Comme l'a rapporté Roger Cukierman, le président du Conseil représentatif des institutions juives de France, ces moments ont été terrifiants. On criait « mort aux Juifs » dans les rues. Dans les quatre semaines couvrant la fin de juillet et le début d'août seulement, huit synagogues ont été la cible de bombes incendiaires. J'ai entendu des propos semblables de la part du président de la communauté juive de Belgique et ailleurs.
En un mot, Israël est le seul pays, et les Juifs, le seul peuple, à être les cibles constantes d'une incitation à la haine et au génocide cautionnée par des États, incitation qui se traduit par des attaques terroristes.
Le deuxième indicateur est la condamnation portée à l'échelle mondiale à l'endroit d'Israël et du peuple juif.
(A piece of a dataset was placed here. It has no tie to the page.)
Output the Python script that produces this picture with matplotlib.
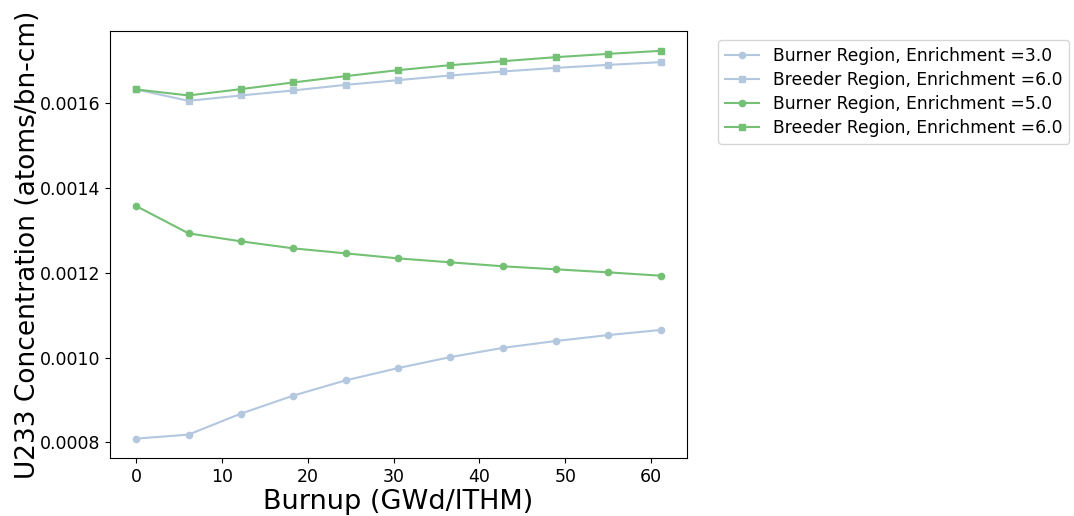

On les accuse d'être l'incarnation du mal, d'être racistes, impérialistes, colonialistes, de faire de l'épuration ethnique, d'assassiner des enfants, de pratiquer le génocide comme les nazis et comme un État nazi, d'être l'incarnation des pires maux du XXe siècle et de tous les maux du XXIe.
Pour faire le point sur ce deuxième indicateur et clore mon intervention, je veux rappeler que le peuple juif n'est pas seulement le seul peuple à être la cible constante d'une incitation à la haine et au génocide cautionnée par certains États, mais qu'il est aussi le seul peuple à être lui-même accusé de génocide. Voilà le type d'incitation qui mène ou qui a mené à la perpétration d'attaques terroristes à son endroit.